Beyond this, though, he said there was little he could reveal specifically about the nature of the renovations at this point in time.

While fears around a condo conversion might be out of place here, tenants and local resident can be forgiven for jumping to conclusions. After all, the current sorry state of rental housing in Regina can be at least partly traced back to a period of time between 2005 and 2008 when landlords were gleefully applying to convert affordable multi-unit rental properties to condos — with the approval of the Regina Planning Commission. Indeed, 2141 Rae St. itself narrowly avoided being converted to condominiums in 2009, following the previous owner’s protracted application to the city. That conversion was almost approved, but following an organized response by the tenants and loud public outcry, the application was denied.

The city had introduced a moratorium on condo conversions in 2008 to address the dwindling supply of rental housing, and said it wouldn’t consider condo conversions again until the vacancy rate rose to at least two per cent. Due to the backlog of conversion applications submitted prior to 2008, however, the moratorium really only started to have an effect in 2010.

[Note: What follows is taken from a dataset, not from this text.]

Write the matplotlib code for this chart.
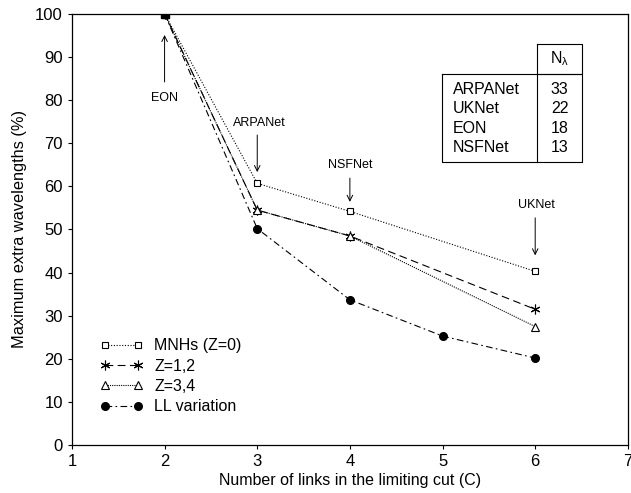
import matplotlib
matplotlib.use("Agg")
import matplotlib.pyplot as plt

plt.rcParams['font.family'] = ['Liberation Sans', 'DejaVu Sans']

x_mnh = [2, 3, 4, 6]
y_mnh = [100, 60.7, 54.2, 40.3]
x_z12 = [2, 3, 4, 6]
y_z12 = [100, 54.5, 48.5, 31.5]
x_z34 = [2, 3, 4, 6]
y_z34 = [100, 54.5, 48.5, 27.5]
x_ll = [2, 3, 4, 5, 6]
y_ll = [100, 50.2, 33.7, 25.3, 20.2]

nets = ["ARPANet", "UKNet", "EON", "NSFNet"]
nlambda = ["33", "22", "18", "13"]

fig = plt.figure(figsize=(6.31, 4.93), dpi=100)
ax = fig.add_axes([0.114, 0.097, 0.881, 0.875])

k = 'black'
ax.plot(x_mnh, y_mnh, linestyle=(0, (1, 1.5)), color=k, lw=0.8, marker='s', ms=5,
        mfc='white', mec=k, mew=0.8, label='MNHs (Z=0)')
ax.plot(x_z12, y_z12, linestyle=(0, (7, 4)), color=k, lw=0.8, marker=(6, 2, 0), ms=7,
        mfc='white', mec=k, mew=0.8, label='Z=1,2')
ax.plot(x_z34, y_z34, linestyle=(0, (1, 1)), color=k, lw=0.8, marker='^', ms=6,
        mfc='white', mec=k, mew=0.8, label='Z=3,4')
ax.plot(x_ll, y_ll, linestyle=(0, (6, 3, 1.5, 3)), color=k, lw=0.8, marker='o', ms=5.5,
        mfc=k, mec=k, label='LL variation')
ax.plot([2], [100], marker='s', ms=6, color=k, zorder=5)

ax.set_xlim(1, 7)
ax.set_ylim(0, 100)
ax.set_xticks(range(1, 8))
ax.set_yticks(range(0, 101, 10))
ax.tick_params(direction='out', length=3, labelsize=12, width=0.8)
for s in ax.spines.values():
    s.set_linewidth(0.9)
ax.set_xlabel('Number of links in the limiting cut (C)', fontsize=11.5, labelpad=3)
ax.set_ylabel('Maximum extra wavelengths (%)', fontsize=11.8, labelpad=6)

ap = dict(arrowstyle='->', color=k, lw=0.7, shrinkA=0, shrinkB=0)
ax.annotate('', xy=(2, 95.1), xytext=(2, 84.2), arrowprops=ap)
ax.text(2, 80.5, 'EON', ha='center', va='center', fontsize=9)
ax.annotate('', xy=(3, 63.3), xytext=(3, 71.9), arrowprops=ap)
ax.text(3.02, 74.7, 'ARPANet', ha='center', va='center', fontsize=9)
ax.annotate('', xy=(4, 56.4), xytext=(4, 61.9), arrowprops=ap)
ax.text(4.0, 65.0, 'NSFNet', ha='center', va='center', fontsize=9)
ax.annotate('', xy=(6, 44.0), xytext=(6, 52.7), arrowprops=ap)
ax.text(6.01, 55.7, 'UKNet', ha='center', va='center', fontsize=9)

leg = ax.legend(loc='upper left', bbox_to_anchor=(0.05, 0.248), frameon=False,
                fontsize=11.5, numpoints=2, handlelength=2.7, handletextpad=0.7,
                labelspacing=0.34, borderaxespad=0, borderpad=0)

# table of N_lambda
x0, xm, x1 = 4.99, 6.02, 6.51
ytop, yh, ybot = 93.0, 86.1, 65.7
tk = dict(color=k, lw=0.8)
ax.plot([xm, x1, x1, xm, xm], [ytop, ytop, yh, yh, ytop], **tk)
ax.plot([x0, x1, x1, x0, x0], [yh, yh, ybot, ybot, yh], **tk)
ax.plot([xm, xm], [yh, ybot], **tk)
ax.text((xm + x1) / 2, 89.6, r'N$_\mathregular{λ}$', ha='center', va='center', fontsize=11.5)
rows = [82.4, 78.0, 73.5, 68.9]
for n, v, yy in zip(nets, nlambda, rows):
    ax.text(x0 + 0.12, yy, n, ha='left', va='center', fontsize=11.5)
    ax.text((xm + x1) / 2, yy, v, ha='center', va='center', fontsize=11.5)

fig.savefig('out.png', dpi=100)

In the meantime, hundreds of affordable rental units had been taken off the market.

Recently the City set the threshold for conversions at three per cent, so whatever happens to the Viva Apartments, even if the owners wanted to — and they’ve said on the record they don’t — a condo conversion should not be expected here.2

Prairie Dog will continue to follow this developing story in future issues and on Dog Blog at


1. Regina’s apartment vacancy rate, from the Canada Mortgage and Housing Corporation’s spring 2013 report, the most recent available at press time.

2. City Council does have the authority to grant exceptions, however, so it’s not legally impossible.